The Revolutionary Communist Group – for an anti-imperialist movement in Britain

Dolours Price – Irish revolutionary

Dolours Price
21 June 1951-23 January 2013

Dolours Price died at her home in Dublin on 23 January, aged 61. She will be remembered as a brave principled fighter for Irish freedom who stood firm in the face of oppression and opportunism.

From a Republican family in Belfast, Dolours, along with her sister Marian, took up the fight against British imperialism. In 1968 Dolours joined the student-based socialist group Peoples Democracy demanding one person one vote in local government elections and action on unemployment and housing; an end to the administrative policy of systematic discrimination against the Catholic minority.

On 1 January 1969 Dolours was one of 80 people who participated in the three-day march from Belfast to Derry demanding civil rights. The march was opposed by the main Northern Ireland Civil Rights Association, which had agreed to call a truce with their Stormont masters. On 4 January, as the march approached Derry they were attacked by more than 200 loyalist thugs. It would later emerge that the RUC (police) had assisted the attack; over 100 of the attackers were members of the locally-recruited British Army reserve known as the B-Specials. Dolours was beaten into the river at Burntollet by the loyalist mob and almost drowned. The marchers, many injured, reached the nationalist Bogside at 2am next morning as drunken RUC men ran amok breaking down doors and attacking anyone in sight.

The barricades went up to prevent further incursions; Free Derry was born. The civil rights struggle would intensify into the revolutionary national struggle. The civil rights movement split between constitutional reformers and revolutionaries as the British Army moved in to occupy the north of Ireland. Dolours Price became a revolutionary.

After the introduction of internment (detention without trial) in August 1971, Dolours joined the Provisional Irish Republican Army and in 1973 she was selected, along with her sister Marian and eight others, to form an Active Service Unit (ASU) to take part in the first Provisional IRA bombing campaign in Britain since the 1940s.

Later that year substantial car bombs exploded outside the Old Bailey and New Scotland Yard, the headquarters of Metropolitan Police. Warnings were given and no fatalities occurred as a result. The ASU members were quickly captured as they attempted to leave London, and once incarcerated in Brixton Prison became known as the Belfast Ten. The British state quickly devised a dispersal strategy to prevent prison protests developing, but, prior to dispersal, the Belfast Ten commenced a hunger strike with the specific demand of repatriation to serve their sentence in an Irish prison as political prisoners. Dolours wrote: ‘We thought about it all the time we were in Brixton and we know what Terence MacSwiney suffered there. How could we accept what he died resisting?’ On 19 November Dolours stated ‘We are not accepting criminal status…We are petitioning the Home Office to be returned to Armagh [Prison] or else given political status here’.

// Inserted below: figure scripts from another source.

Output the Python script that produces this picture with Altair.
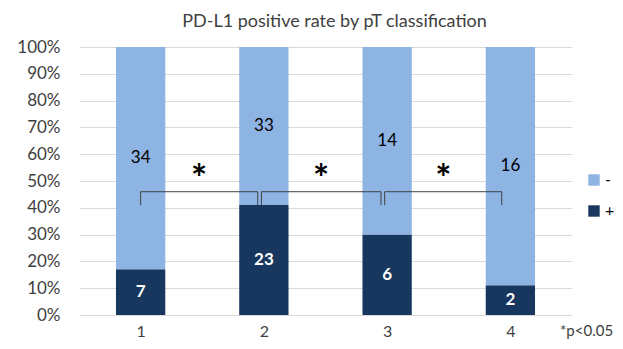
import altair as alt
import pandas as pd

# ---- data ----
categories = [1, 2, 3, 4]
positive = [7, 23, 6, 2]      # "+" (dark)
negative = [34, 33, 14, 16]   # "-" (light)

# significance brackets (x in category units, y in fraction of 100%)
bracket_from = [1.0, 1.98, 2.98]
bracket_to = [1.95, 2.95, 3.93]
bracket_top = 0.46
bracket_foot = 0.41
star_y = 0.54

y_ticks = [0.0, 0.1, 0.2, 0.3, 0.4, 0.5, 0.6, 0.7, 0.8, 0.9, 1.0]
title_text = "PD-L1 positive rate by pT classification"
note_text = "*p<0.05"

LIGHT = "#8EB4E3"
DARK = "#17375E"
TXT = "#404040"
FONT = "Lato"

rows = []
for c, p, n in zip(categories, positive, negative):
    t = p + n
    rows.append({"cat": c, "series": "+", "count": p, "y0": 0.0, "y1": p / t})
    rows.append({"cat": c, "series": "-", "count": n, "y0": p / t, "y1": 1.0})
df = pd.DataFrame(rows)

br_rows = []
for a, b in zip(bracket_from, bracket_to):
    br_rows.append({"a": a, "b": b, "top": bracket_top, "foot": bracket_foot})
br = pd.DataFrame(br_rows)
ends = pd.DataFrame(
    [{"x": v, "top": bracket_top, "foot": bracket_foot} for v in bracket_from + bracket_to]
)

xscale = alt.Scale(domain=[0.5, 4.5], nice=False, zero=False)
yscale = alt.Scale(domain=[0, 1], nice=False, zero=True)

xaxis = alt.Axis(values=categories, format="d", grid=False, domain=False, ticks=False,
                 labelFontSize=16, labelColor=TXT, labelFont=FONT, labelPadding=8, title=None)
yaxis = alt.Axis(values=y_ticks, format=".0%", grid=True,
                 gridColor="#D9D9D9", domain=False, ticks=False, labelFontSize=17,
                 labelColor=TXT, labelFont=FONT, labelPadding=19, title=None,
                 labelOverlap=False)


def X(field):
    return alt.X(field, scale=xscale, axis=xaxis)


def Y(field):
    return alt.Y(field, scale=yscale, axis=yaxis)


base = alt.Chart(df).transform_calculate(
    xl="datum.cat - 0.2", xr="datum.cat + 0.2", ym="(datum.y0 + datum.y1) / 2"
)

bars = base.mark_bar().encode(
    x=X("xl:Q"),
    x2="xr:Q",
    y=Y("y0:Q"),
    y2="y1:Q",
    color=alt.Color("series:N",
                    scale=alt.Scale(domain=["-", "+"], range=[LIGHT, DARK]),
                    legend=alt.Legend(orient="none", legendX=507, legendY=125, title=None,
                                      symbolType="square", symbolSize=130,
                                      symbolStrokeWidth=0, labelFontSize=16,
                                      labelFont=FONT, labelColor="#000000",
                                      rowPadding=15, labelOffset=3)),
)

neg_txt = base.transform_filter("datum.series == '-'").mark_text(
    font=FONT, fontSize=17, color="#000000", baseline="middle"
).encode(x=X("cat:Q"), y=Y("ym:Q"), text="count:Q")

pos_txt = base.transform_filter("datum.series == '+'").mark_text(
    font=FONT, fontSize=17, fontWeight="bold", color="#FFFFFF", baseline="middle"
).encode(x=X("cat:Q"), y=Y("ym:Q"), text="count:Q")

hrule = alt.Chart(br).mark_rule(color=TXT, strokeWidth=1).encode(
    x=X("a:Q"), x2="b:Q", y=Y("top:Q")
)
vrule = alt.Chart(ends).mark_rule(color=TXT, strokeWidth=1).encode(
    x=X("x:Q"), y=Y("top:Q"), y2="foot:Q"
)
stars = alt.Chart(br).transform_calculate(
    m="(datum.a + datum.b) / 2", sy=str(star_y), s="'*'"
).mark_text(font=FONT, fontSize=38, fontWeight="bold", color="#000000",
            baseline="middle", dy=11).encode(
    x=X("m:Q"), y=Y("sy:Q"), text="s:N"
)

note = alt.Chart(pd.DataFrame({"t": [note_text]})).mark_text(
    font=FONT, fontSize=15, color=TXT, align="left", baseline="middle"
).encode(x=alt.value(481), y=alt.value(284), text="t:N")

chart = alt.layer(bars, neg_txt, pos_txt, hrule, vrule, stars, note).properties(
    width=493, height=268,
    title=alt.TitleParams(title_text, fontSize=18, font=FONT, fontWeight="normal",
                          color=TXT, anchor="middle", dx=9, offset=7, frame="group"),
    autosize=alt.AutoSizeParams(type="none"),
    padding={"left": 71, "top": 39, "right": 43, "bottom": 26},
).configure_view(stroke=None)

chart.save("out.html", embed_options={"renderer": "svg", "actions": False})
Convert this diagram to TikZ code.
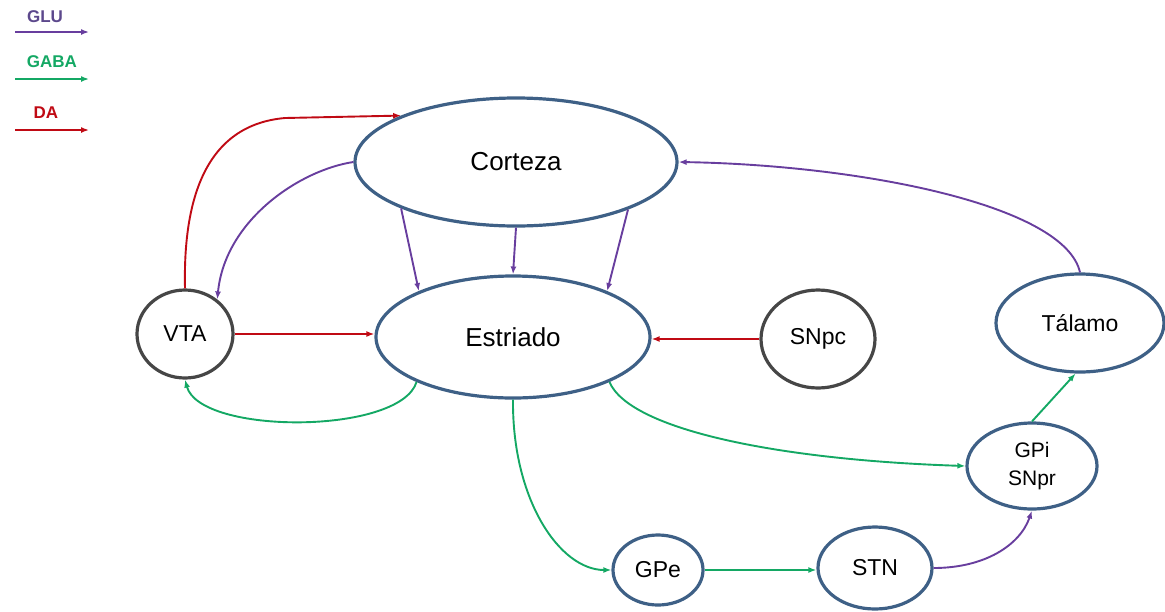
\documentclass[tikz,border=0pt]{standalone}
\usepackage{fontspec}
\setmainfont{Liberation Sans}
\usetikzlibrary{shapes.geometric,arrows.meta}

\definecolor{nodeblue}{RGB}{62,96,134}
\definecolor{nodegray}{RGB}{70,70,70}
\definecolor{glu}{RGB}{104,62,158}
\definecolor{gaba}{RGB}{20,168,100}
\definecolor{da}{RGB}{192,10,20}
\definecolor{glutext}{RGB}{92,72,140}

\begin{document}
\begin{tikzpicture}[x=1pt,y=-1pt]
    \tikzstyle{every node}=[inner sep=1]
    \tikzstyle{area}=[ellipse, draw=nodeblue, line width=3.2pt, fill=white, align=center, font=\fontsize{23}{28}\selectfont]
    \tikzstyle{big}=[font=\fontsize{26}{30}\selectfont]
    \tikzstyle{grey}=[draw=nodegray]
    \tikzstyle{con}=[line width=1.9pt, -{Latex[length=8pt,width=6pt]}]
    \tikzstyle{key}=[font=\fontsize{17}{20}\selectfont\bfseries]
    \useasboundingbox (0,0) rectangle (1165,611);
    % legend
    \node[key, text=glutext] (GLU) at (45,17) {GLU};
    \node[key, text=gaba] (GABA) at (52,62) {GABA};
    \node[key, text=da] (DA) at (46,113) {DA};
    \coordinate (GLU0) at (15,32);  \coordinate (GLU1) at (89,32);
    \coordinate (GABA0) at (15,79); \coordinate (GABA1) at (89,79);
    \coordinate (DA0) at (15,130);  \coordinate (DA1) at (89,130);
    \draw[con, glu, line width=1.5pt] (GLU0) -- (GLU1);
    \draw[con, gaba, line width=1.5pt] (GABA0) -- (GABA1);
    \draw[con, da, line width=1.5pt] (DA0) -- (DA1);
    % nuclei
    \node[area, big, minimum width=322, minimum height=128] (Corteza) at (516,162) {Corteza};
    \node[area, big, minimum width=274, minimum height=122] (Estriado) at (513,337) {Estriado};
    \node[area, grey, minimum width=96, minimum height=88] (VTA) at (185,334) {VTA};
    \node[area, grey, minimum width=114, minimum height=98] (SNpc) at (818,339) {SNpc};
    \node[area, minimum width=168, minimum height=98] (Talamo) at (1080,323) {Tálamo};
    \node[area, minimum width=130, minimum height=86, font=\fontsize{21}{28}\selectfont] (GPi) at (1032,466) {GPi\\SNpr};
    \node[area, minimum width=90, minimum height=70] (GPe) at (658,570) {GPe};
    \node[area, minimum width=114, minimum height=82] (STN) at (875,568) {STN};
    % dopamine
    \draw[con, da] (VTA.north) .. controls (183,200) and (205,125) .. (285,118) -- (Corteza.158.5);
    \draw[con, da] (VTA.east) -- (VTA.east -| Estriado.west);
    \draw[con, da] (SNpc.west) -- (SNpc.west -| Estriado.east);
    % glutamate
    \draw[con, glu] (Corteza.west) .. controls (300,170) and (225,220) .. (VTA.47);
    \draw[con, glu] (Corteza.202) -- (Estriado.154);
    \draw[con, glu] (Corteza.south) -- (Estriado.north);
    \draw[con, glu] (Corteza.337) -- (Estriado.26);
    \draw[con, glu] (Talamo.north) .. controls (1065,205) and (860,165) .. (Corteza.east);
    \draw[con, glu] (STN.east) .. controls (985,568) and (1020,545) .. (GPi.south);
    % GABA
    \draw[con, gaba] (Estriado.205) .. controls (400,435) and (200,435) .. (VTA.south);
    \draw[con, gaba] (Estriado.south) .. controls (512,500) and (560,570) .. (GPe.west);
    \draw[con, gaba] (Estriado.335) .. controls (630,430) and (780,460) .. (GPi.west);
    \draw[con, gaba] (GPe.east) -- (GPe.east -| STN.west);
    \draw[con, gaba] (GPi.north) -- (Talamo.265);
\end{tikzpicture}
\end{document}
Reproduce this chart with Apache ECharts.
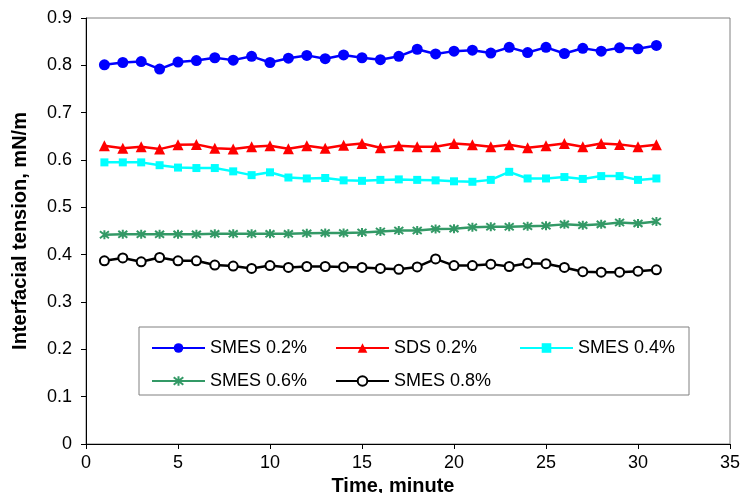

On 3 December 1973 Dolours would become the first IRA prisoner to be brutally force-fed. In the cell next door, her sister Marian was forced to hear the audible torture and violence. The sisters knew that the leader of the Irish Republican Brotherhood, Thomas Ashe had been force-fed to death in Mountjoy Prison, Dublin in 1917. The Price sisters detained in Brixton, along with fellow Irish prisoners Hugh Feeney in Gartree and Gerry Kelly in Wormwood Scrubs, endured 206 days of hunger strike – a duration sustained by the regular bouts of force-feeding. This was halted only when IRA volunteer Michael Gaughan died due to force-feeding on 3 June 1974. On 7 June all four prisoners ended their hunger strike after an agreement to transfer them to Irish prisons was reached. When the Labour Home Secretary Roy Jenkins reneged on the deal, both Marian and Dolours commenced a second hunger strike on 29 November 1974. The IRA leadership opposed the second hunger strike. When transfer came on 15 December it was not to an Irish prison but to Durham. On 18 March 1975, as part of a truce struck between the IRA leadership and the British government, the Price sisters were transferred to Armagh women’s prison and granted political status having endured years of brutality at the hands of a vindictive Labour government. The sisters were freed on humanitarian grounds in 1981.

As the Irish struggle faced a period of retreat and betrayal in the 1990s, Dolours and Marion Price opposed the Good Friday Agreement. Dolours contributed to the Blanket online journal of protest and dissent and in 2008, in a tribute to Brendan Hughes, she poured scorn on those former comrades who in her words ‘craved power and money. Now they run the British Administration in the six northern counties for the enemy. Treachery beyond all anticipation.’

Today Marian Price is held in solitary confinement in Maghaberry prison, where she has been detained for almost two years on trumped up political charges. She has been refused permission to attend her sister’s funeral.

Dolours’ indomitable spirit was tempered by circumstances not of her own choosing, She endured torture, hunger strike and great personal loss. She is a reminder to everyone that revolutionary situations produce steeled revolutionaries. Freedom loving people the world over have lost a great revolutionary. We salute her.